Exercise:
Can you set down, exactly as they appear below, the lines from the opening of the material through the one bearing "20.5, 17.2, 14.6];", minus the pictures?

Material provided:

□ □ □ □ □

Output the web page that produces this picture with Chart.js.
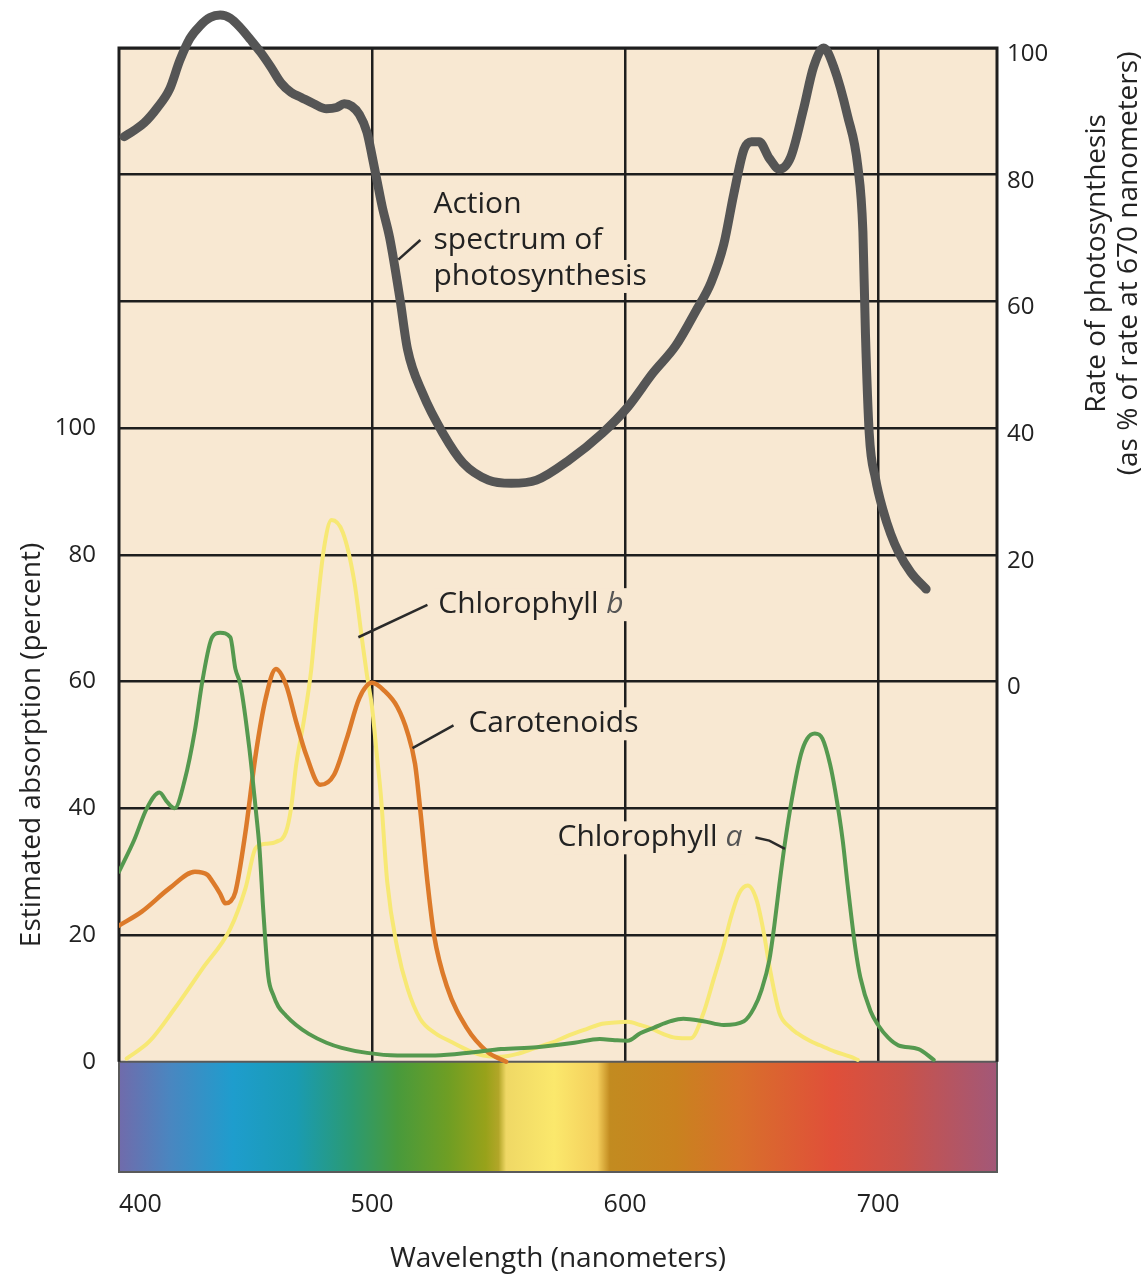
<!DOCTYPE html>
<html>
<head>
<meta charset="utf-8">
<script src="https://cdn.jsdelivr.net/npm/chart.js@4.4.1/dist/chart.umd.min.js"></script>
<style>
  body { margin: 0; background: #fff; }
  canvas { display: block; }
</style>
</head>
<body>
<canvas id="chartJSContainer" width="1145" height="1281"></canvas>
<script>
// action spectrum, % of rate at 670 nm (right axis)
var actionWave = [402, 406, 410, 415, 420, 424, 428, 432, 436, 440, 444, 448, 452, 456, 460, 464, 468, 472, 477, 482, 486, 489, 492, 495, 498, 500, 502, 504, 507, 511, 514, 520, 528, 536, 546, 555, 565, 578, 591, 601, 611, 620, 628, 634, 639, 643, 647, 650, 653, 657, 661, 665.5, 670.5, 674.5, 678.5, 682.5, 688, 692, 694, 695, 696.5, 699, 702, 705, 708, 713, 719];
var actionRate = [86, 87, 88.2, 90.5, 93.5, 98, 101.5, 103.5, 104.8, 105.2, 104.7, 103.2, 101.3, 99.3, 97, 94.5, 93, 92.2, 91.2, 90.4, 90.6, 91.2, 90.8, 89.5, 86.7, 83, 79, 75, 70, 60.5, 52.5, 45.5, 39.2, 34.5, 31.8, 31.3, 31.8, 35, 39.2, 43.3, 48.7, 53, 58.5, 63, 69, 77, 84, 85.2, 85.2, 82.6, 80.9, 82.8, 90.3, 97, 100, 97, 89.2, 81.3, 71, 55, 39.2, 32, 27, 23.3, 20.5, 17.2, 14.6];

// absorption (left axis)
var chlAWave = [400, 406, 411, 416, 419, 422, 426, 430, 433, 436.8, 440, 444, 446, 448, 451.5, 454, 455.5, 457, 459, 461, 463, 466, 470, 475, 482, 488, 498, 510, 525, 540, 551, 565, 580, 590, 596, 601, 606, 611.5, 618, 623, 631, 639, 647, 651, 654, 657, 659, 661, 663, 666, 669.5, 672, 675, 678, 681, 683, 686, 688, 691, 693, 697, 700, 704, 708, 716, 722];
var chlA = [30, 35, 40, 42.5, 41, 40, 44.5, 52.3, 60.2, 67, 67.7, 67, 62, 59.5, 49.5, 40, 33.8, 24, 13.5, 10.5, 8.7, 7.3, 5.8, 4.4, 3, 2.2, 1.4, 1, 1, 1.5, 2, 2.3, 3, 3.6, 3.4, 3.3, 4.5, 5.4, 6.4, 6.8, 6.4, 5.8, 6.4, 8.5, 11.4, 16, 21.5, 28, 34, 41.6, 48.5, 51, 51.8, 51, 47, 42.9, 35, 27.8, 18, 13.3, 8, 5.8, 3.8, 2.6, 2, 0.3];

var chlBWave = [403, 412, 422, 433, 444, 450, 454, 458, 462, 466, 468, 470, 473, 476, 478, 481, 484, 488.5, 493, 496, 498, 500, 502, 503.5, 506, 510, 514, 519, 525, 531, 538, 544, 551, 558, 564, 571, 578, 585, 591, 596, 601, 606, 610, 615, 620, 626, 631, 635, 639, 642, 645, 648.5, 652, 655, 657, 661, 665, 668, 673, 677, 683, 689, 692];
var chlB = [0.5, 3.2, 8.4, 14.7, 21, 27.4, 33.7, 34.4, 34.7, 36.3, 40, 46.8, 53.7, 62, 70.5, 81, 85.5, 83.5, 75.8, 66.8, 61, 56, 48, 42, 28.4, 17.9, 11.6, 6.8, 4.5, 3.2, 1.8, 1, 0.8, 1.3, 2.1, 3, 4.2, 5.2, 6, 6.2, 6.3, 5.8, 5.3, 4.4, 3.8, 3.7, 7.7, 13, 18.4, 23, 26.5, 27.8, 25.5, 20, 15.2, 7.7, 5.5, 4.5, 3.3, 2.6, 1.6, 0.8, 0.3];

var caroWave = [400, 409, 420, 430, 435, 437, 440, 442, 444, 446, 450, 454, 458, 462, 466, 470, 474, 479.5, 485, 490, 495, 500, 505, 510, 514, 517, 519, 522, 524.5, 529.5, 537.5, 545.5, 553];
var caro = [21.5, 23.7, 27.4, 30, 29.5, 28.4, 26.5, 25, 25.3, 26.8, 36.3, 48.4, 57.4, 62, 59.5, 53.7, 48.4, 43.7, 45.3, 51, 57.4, 59.8, 58.5, 56, 52, 47, 40, 28, 20, 12, 5.3, 1.6, 0];

// colour band under the plot
var spectrumWave = [400, 420, 445, 470, 492, 510, 530, 545, 550, 553, 572, 589, 594, 620, 645, 682, 710, 747];
var spectrumColor = ['#706bab', '#4a86c0', '#1e9dcd', '#1a9bb2', '#2b9a72', '#489a3c', '#6e9e24', '#98a21a', '#b2a628', '#efd865', '#fbe86c', '#f4cf5c', '#c28b20', '#c9821f', '#d8702b', '#e04f39', '#c9524a', '#a25878'];

var xTicks = [400, 500, 600, 700];
var leftTicks = [0, 20, 40, 60, 80, 100];
var rightTicks = [0, 20, 40, 60, 80, 100];
var gridValues = [0, 20, 40, 60, 80, 100, 120, 140, 160];

var paper = '#f8e8d2';
var ink = '#1e1e1e';
var sans = "'Open Sans', 'Noto Sans', sans-serif";

function toPoints(xs, ys) {
  return xs.map((x, i) => ({ x: x, y: ys[i] }));
}

// labels next to the curves, anchored in data units
var notes = [
  { axis: 'y2', x: 524.3, y: 74.0, lines: [['Action']], },
  { axis: 'y2', x: 524.3, y: 68.3, lines: [['spectrum of']] },
  { axis: 'y2', x: 524.3, y: 62.6, lines: [['photosynthesis']] },
  { axis: 'y', x: 526.2, y: 70.8, lines: [['Chlorophyll '], ['b', true]] },
  { axis: 'y', x: 538.1, y: 52.0, lines: [['Carotenoids']] },
  { axis: 'y', x: 573.3, y: 34.0, lines: [['Chlorophyll '], ['a', true]] }
];
var leaders = [
  { axis: 'y2', pts: [[510.4, 66.6], [519.1, 69.7]] },
  { axis: 'y', pts: [[494.6, 67.0], [521.9, 72.1]] },
  { axis: 'y', pts: [[516.0, 49.5], [532.2, 53.1]] },
  { axis: 'y', pts: [[651.5, 35.4], [657.0, 34.9], [663.2, 33.6]] }
];

const backdrop = {
  id: 'backdrop',
  beforeDraw(chart) {
    const { ctx, chartArea: a } = chart;
    ctx.save();
    ctx.fillStyle = paper;
    ctx.fillRect(a.left, a.top, a.right - a.left, a.bottom - a.top);
    ctx.restore();
  },
  beforeDatasetsDraw(chart) {
    const { ctx, chartArea: a, scales } = chart;
    const y0 = scales.y.getPixelForValue(0);
    const w = a.right - a.left;
    const grad = ctx.createLinearGradient(a.left, 0, a.right, 0);
    spectrumWave.forEach((wl, i) => {
      let p = (scales.x.getPixelForValue(wl) - a.left) / w;
      grad.addColorStop(Math.min(1, Math.max(0, p)), spectrumColor[i]);
    });
    ctx.save();
    ctx.fillStyle = grad;
    ctx.fillRect(a.left, y0, w, a.bottom - y0);
    ctx.strokeStyle = '#5a5a5a';
    ctx.lineWidth = 2;
    ctx.strokeRect(a.left, y0, w, a.bottom - y0);
    ctx.strokeStyle = ink;
    ctx.lineWidth = 3;
    ctx.beginPath();
    ctx.moveTo(a.left, y0);
    ctx.lineTo(a.left, a.top);
    ctx.lineTo(a.right, a.top);
    ctx.lineTo(a.right, y0);
    ctx.stroke();
    ctx.restore();
  },
  afterDatasetsDraw(chart) {
    const { ctx, scales } = chart;
    ctx.save();
    ctx.strokeStyle = '#2a2a2a';
    ctx.lineWidth = 2.5;
    leaders.forEach(l => {
      ctx.beginPath();
      l.pts.forEach((p, i) => {
        const px = scales.x.getPixelForValue(p[0]);
        const py = scales[l.axis].getPixelForValue(p[1]);
        if (i === 0) ctx.moveTo(px, py); else ctx.lineTo(px, py);
      });
      ctx.stroke();
    });
    ctx.textBaseline = 'alphabetic';
    ctx.textAlign = 'left';
    notes.forEach(n => {
      let px = scales.x.getPixelForValue(n.x);
      const py = scales[n.axis].getPixelForValue(n.y);
      let total = 0;
      n.lines.forEach(part => {
        ctx.font = (part[1] ? 'italic ' : '') + '30px ' + sans;
        total += ctx.measureText(part[0]).width;
      });
      ctx.fillStyle = paper;
      ctx.fillRect(px - 4, py - 25, total + 8, 33);
      n.lines.forEach(part => {
        ctx.font = (part[1] ? 'italic ' : '') + '30px ' + sans;
        ctx.fillStyle = part[1] ? '#555' : '#222';
        ctx.fillText(part[0], px, py);
        px += ctx.measureText(part[0]).width;
      });
    });
    // axis titles that sit off-centre
    ctx.fillStyle = '#222';
    ctx.textAlign = 'center';
    ctx.textBaseline = 'middle';
    ctx.font = '28px ' + sans;
    ctx.translate(32, scales.y.getPixelForValue(50));
    ctx.rotate(-Math.PI / 2);
    ctx.fillText('Estimated absorption (percent)', 0, 0);
    ctx.setTransform(1, 0, 0, 1, 0, 0);
    const ry = scales.y2.getPixelForValue(66);
    ctx.translate(1097, ry);
    ctx.rotate(-Math.PI / 2);
    ctx.fillText('Rate of photosynthesis', 0, 0);
    ctx.fillText('(as % of rate at 670 nanometers)', 0, 32);
    ctx.restore();
  }
};

const data = {
  datasets: [
    {
      label: 'Action spectrum of photosynthesis',
      data: toPoints(actionWave, actionRate),
      yAxisID: 'y2',
      borderColor: '#555555',
      borderWidth: 9,
      clip: false
    },
    {
      label: 'Chlorophyll a',
      data: toPoints(chlAWave, chlA),
      yAxisID: 'y',
      borderColor: '#55994f',
      borderWidth: 4
    },
    {
      label: 'Carotenoids',
      data: toPoints(caroWave, caro),
      yAxisID: 'y',
      borderColor: '#dc7a2a',
      borderWidth: 4.5
    },
    {
      label: 'Chlorophyll b',
      data: toPoints(chlBWave, chlB),
      yAxisID: 'y',
      borderColor: '#f7e874',
      borderWidth: 4
    }
  ]
};

const options = {
  type: 'line',
  data: data,
  plugins: [backdrop],
  options: {
    responsive: false,
    animation: false,
    devicePixelRatio: 1,
    layout: { padding: { top: 48, left: 0, right: 0, bottom: 0 } },
    elements: {
      point: { radius: 0 },
      line: { cubicInterpolationMode: 'monotone', fill: false, borderCapStyle: 'round', borderJoinStyle: 'round' }
    },
    plugins: {
      legend: { display: false },
      tooltip: { enabled: false }
    },
    scales: {
      x: {
        type: 'linear',
        min: 400,
        max: 747,
        // extra blank tick at the right edge so 'inner' only shifts the 400 label
        afterBuildTicks: s => { s.ticks = xTicks.concat([747]).map(v => ({ value: v })); },
        afterFit: s => { s.height = 109; },
        border: { display: false },
        grid: {
          drawTicks: false,
          lineWidth: 2.5,
          color: c => (c.tick && (c.tick.value === 400 || c.tick.value === 747)) ? 'rgba(0,0,0,0)' : ink
        },
        ticks: {
          padding: 18,
          align: 'inner',
          color: '#222',
          font: { family: "'Liberation Sans Narrow', 'Open Sans', sans-serif", size: 25 },
          callback: v => xTicks.includes(v) ? v : ''
        },
        title: {
          display: true,
          text: 'Wavelength (nanometers)',
          color: '#222',
          font: { family: sans, size: 28 },
          padding: { top: 0, bottom: 5 }
        }
      },
      y: {
        type: 'linear',
        position: 'left',
        min: -17.4,
        max: 160,
        afterBuildTicks: s => { s.ticks = gridValues.map(v => ({ value: v })); },
        afterFit: s => { s.width = 119; },
        border: { display: false },
        grid: { drawTicks: false, lineWidth: 2.5, color: ink },
        ticks: {
          padding: 23,
          color: '#222',
          font: { family: sans, size: 24 },
          callback: v => leftTicks.includes(v) ? v : ''
        }
      },
      y2: {
        type: 'linear',
        position: 'right',
        min: -77.4,
        max: 100,
        afterBuildTicks: s => { s.ticks = rightTicks.map(v => ({ value: v })); },
        afterFit: s => { s.width = 148; },
        border: { display: false },
        grid: { display: false, drawTicks: false },
        ticks: {
          padding: 10,
          labelOffset: 6,
          color: '#222',
          font: { family: sans, size: 24 }
        }
      }
    }
  }
};

const ctx = document.getElementById('chartJSContainer').getContext('2d');
const chart = new Chart(ctx, options);
</script>
</body>
</html>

□ □ □ □ □

Solution for this exercise:
Output the web page that produces this picture with Chart.js.
<!DOCTYPE html>
<html>
<head>
<meta charset="utf-8">
<script src="https://cdn.jsdelivr.net/npm/chart.js@4.4.1/dist/chart.umd.min.js"></script>
<style>
  body { margin: 0; background: #fff; }
  canvas { display: block; }
</style>
</head>
<body>
<canvas id="chartJSContainer" width="1145" height="1281"></canvas>
<script>
// action spectrum, % of rate at 670 nm (right axis)
var actionWave = [402, 406, 410, 415, 420, 424, 428, 432, 436, 440, 444, 448, 452, 456, 460, 464, 468, 472, 477, 482, 486, 489, 492, 495, 498, 500, 502, 504, 507, 511, 514, 520, 528, 536, 546, 555, 565, 578, 591, 601, 611, 620, 628, 634, 639, 643, 647, 650, 653, 657, 661, 665.5, 670.5, 674.5, 678.5, 682.5, 688, 692, 694, 695, 696.5, 699, 702, 705, 708, 713, 719];
var actionRate = [86, 87, 88.2, 90.5, 93.5, 98, 101.5, 103.5, 104.8, 105.2, 104.7, 103.2, 101.3, 99.3, 97, 94.5, 93, 92.2, 91.2, 90.4, 90.6, 91.2, 90.8, 89.5, 86.7, 83, 79, 75, 70, 60.5, 52.5, 45.5, 39.2, 34.5, 31.8, 31.3, 31.8, 35, 39.2, 43.3, 48.7, 53, 58.5, 63, 69, 77, 84, 85.2, 85.2, 82.6, 80.9, 82.8, 90.3, 97, 100, 97, 89.2, 81.3, 71, 55, 39.2, 32, 27, 23.3, 20.5, 17.2, 14.6];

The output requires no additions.